Significantly, the government has dropped the idea of a 2.5 per cent interest subsidy on home loans up to Rs 25 lakh for the time being. Finance Secretary Arun Ramanathan ruled it out, saying an interest rate cut will be a normal consequence of the repo rate cut. He, however, said public sector banks will shortly announce a package for borrowers of home loans in two categories: upto Rs 5 lakh and Rs 5 lakh to Rs 20 lakh.

The quantum of today’s fiscal package, given its direct impact on the Budget, is limited to Rs 32,000 crore — just 0.65 per cent of India’s GDP. Ahluwalia did not put a number to the size of the package and said the idea was to give a boost to the economy and more measures would be taken based on how the situation evolves.

Independent economist Ajay Shah said the government “could have brought down the fiscal deficit substantially in the last four years when the economy was posting robust growth. But now, it risks a downgrade by global credit rating agencies because of a worsening fisc.”

WHAT THE STEPS WILL MEAN

Cheaper home loans: The government has promised public sector banks will announce a package for loans up to Rs 20 lakh. But it has ruled out interest rate subsidies for now. Despite lower steel, cement prices, real estate firms are not keen to drop prices.
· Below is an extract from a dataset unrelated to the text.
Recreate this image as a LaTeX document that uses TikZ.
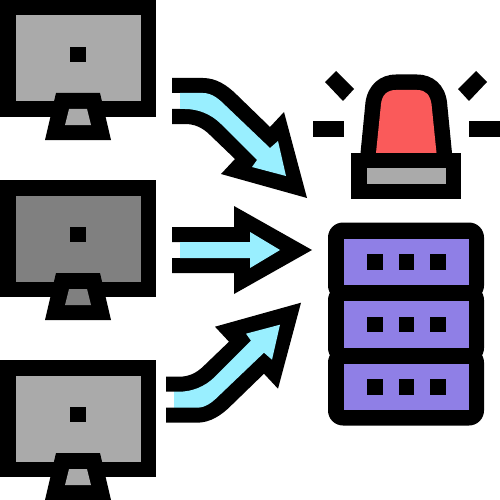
\documentclass[tikz,border=0pt]{standalone}
\usepackage{tikz}
\definecolor{screenlight}{HTML}{AAAAAA}
\definecolor{screendark}{HTML}{808080}
\definecolor{flowblue}{HTML}{99EFFF}
\definecolor{alarmred}{HTML}{FA5A5A}
\definecolor{rackpurple}{HTML}{8F7FE6}

\begin{document}
\begin{tikzpicture}[
    x=1pt, y=-1pt,
    ink/.style={fill=black, draw=none},
    flow/.style={fill=flowblue, draw=none},
    rack/.style={fill=rackpurple, draw=none},
    lamp/.style={fill=alarmred, draw=none},
    plate/.style={fill=screenlight, draw=none}]

    \useasboundingbox (0,0) rectangle (500,500);

    % Monitors (left)
    \foreach \y/\shade in {0/screenlight, 180/screendark, 360/screenlight} {
        \begin{scope}[yshift=-\y pt]
        \fill[ink] (0,0) rectangle (156,117);
        \fill[fill=\shade] (15.5,15.5) rectangle (140.5,101.5);
        \fill[ink] (70,47) rectangle (86,62);
        \fill[ink] (56,93) -- (100,93) -- (111,140) -- (45,140) -- cycle;
        \fill[fill=\shade] (69,109) -- (87,109) -- (91,125) -- (65,125) -- cycle;
        \end{scope}
    }

    % Bent arrow, top
    \newcommand{\bentarrow}{
        \fill[ink] (172,78) -- (203,78) .. controls (216,78) and (227,85) .. (237,95)
            -- (270,127) -- (284,112) -- (307,198) -- (221,174) -- (235,159) -- (210,135)
            .. controls (202,127) and (194,124) .. (185,124) -- (172,124) -- (172,109)
            -- (180,109) -- (180,93) -- (172,93) -- cycle;
        \fill[flow] (180,93) -- (203,93) .. controls (212,93) and (219,99) .. (226,106)
            -- (270,148) -- (278,141) -- (286,176) -- (252,167) -- (257,160) -- (221,124)
            .. controls (211,114) and (198,109) .. (185,109) -- (180,109) -- cycle;
    }
    \bentarrow

    % Straight arrow, middle
    \fill[ink] (172,227) -- (234,227) -- (234,206) -- (312,250) -- (234,294) -- (234,273)
        -- (172,273) -- (172,258) -- (180,258) -- (180,242) -- (172,242) -- cycle;
    \fill[flow] (180,242) -- (250,242) -- (250,232) -- (280,250) -- (250,268) -- (250,258)
        -- (180,258) -- cycle;

    % Bent arrow, bottom
    \begin{scope}[shift={(-6,500.7)}, yscale=-1]
    \bentarrow
    \end{scope}

    % Alarm rays
    \fill[ink] (313,121) rectangle (344,137);
    \fill[ink] (469,121) rectangle (500,137);
    \fill[ink] (336,71) -- (354,89) -- (343,101) -- (325,82) -- cycle;
    \fill[ink] (476,71) -- (487,82) -- (469,101) -- (458,89) -- cycle;

    % Alarm lamp
    \fill[ink] (360.5,153) -- (365.5,102) .. controls (368,85) and (380,74.5) .. (396,74.5)
        -- (417,74.5) .. controls (433,74.5) and (445,85) .. (447,102) -- (452,153) -- cycle;
    \fill[lamp] (376,153) -- (381,104) .. controls (382,95) and (387,90) .. (396,90)
        -- (417,90) .. controls (426,90) and (430,95) .. (431.5,104) -- (436.5,153) -- cycle;
    \fill[ink] (351,152.5) rectangle (461,199);
    \fill[plate] (367,168) rectangle (445.5,183.5);

    % Server rack
    \foreach \y in {0, 62.5, 125} {
        \begin{scope}[yshift=-\y pt]
        \fill[ink, rounded corners=15pt] (328,222.5) rectangle (484,300.5);
        \end{scope}
    }
    \foreach \y in {0, 62.5, 125} {
        \begin{scope}[yshift=-\y pt]
        \fill[rack] (343.5,238.5) rectangle (468.5,285);
        \foreach \x in {367, 398.5, 430} {
            \fill[ink] (\x,254) rectangle ++(15.5,15.5);
        }
        \end{scope}
    }
\end{tikzpicture}
\end{document}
CHEAPER VEHICLES: Maruti, Hyundai, Tata have said they will pass on the benefits of 4% Cenvat rate cut to consumers. The Alto will be cheaper by Rs 8,000; bigger cars will see bigger price cuts.

THE ECONOMY: Will mitigate impact of the global slowdown. Domestic GDP will grow at around 7 per cent. Fiscal deficit will be much higher than the 2.5% of GDP estimated in Budget. Inflation will drop to lower single digits. But more steps will be needed to counter “recessionary trends”.